Ahh, the college involvement fair: The two-hour-long freebie and flyer extravaganza teeming with swarms of elbow-throwing exec teams on the hunt for the newest students to join their organizations that, to most, epitomizes the pinnacle of their freshman year experience.
Just a few days ago, I strongly anticipated that I would spend the entirety of my first involvement fair from behind the tables enduring a burning nostalgia for my days as an eager first-year student. Instead, I found myself plagued with flashbacks to my own freshman year involvement fair—aka, the moment it all began.
Oh, but do not be mistaken! It does not refer to the joys of discovering a sense of belonging amongst my peers, but rather the mountain of Post-Its plastered throughout my planner reminding me of my countless to-dos and the numerous sleepless nights attempted in my quest to conquer them all.
Oh, yes, I remember it as though it were just a mere 366 days ago. Go Greek? Sure, having sisters sounds nice! Her Campus? Uh, obviously! Etiquette club? Why, it would be rude of me not to sign up! I must have written my email address down about 85 times, and I have a full inbox—and planner—to show for it.
Sure, you’ll get to network with people if you join a club here or there, and there’s nothing wrong with making some extra cash at a job, but people who claim that the friendships you develop in these organizations will last a lifetime clearly haven’t experienced the heartbreak that ensues following the devastating realization that you no longer have time to hang out with said friends because you are too busy dashing from meeting to meeting.
Speaking of meetings… I wish I could stick around to chat, but I just used the 15 minutes that I’ve allotted myself for dinner to write this article— I must depart, for I have exactly five minutes to take an online quiz while sprinting the 10-minute walk to my next meeting.
Remember, kids: Just say NO to clubs. Your circadian rhythm will thank you.
Author’s Note: Okay, I admit this article was satirical—to an extent.

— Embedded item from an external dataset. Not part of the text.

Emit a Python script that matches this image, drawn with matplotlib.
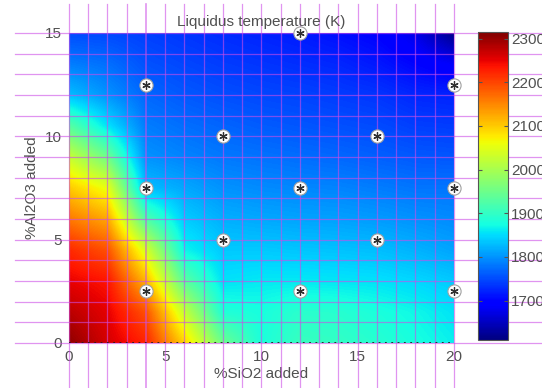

In fact, I am in no way against joining clubs, as evidenced by the feature I produced for my high school TV class titled “The Club is Right.”
What are you waiting for? Follow the advice of the Club Enthusiast and get involved. Go Greek, play a sport or join a club, but be mindful of the amount of time you are devoting to each of these organizations versus the amount of time you have left to eat, sleep and do homework. Building friendships and networking can be a productive way to break up the monotony of your homework routine, but trust me, it’s not worth sacrificing your sanity for the sake of your bogged-down résumé.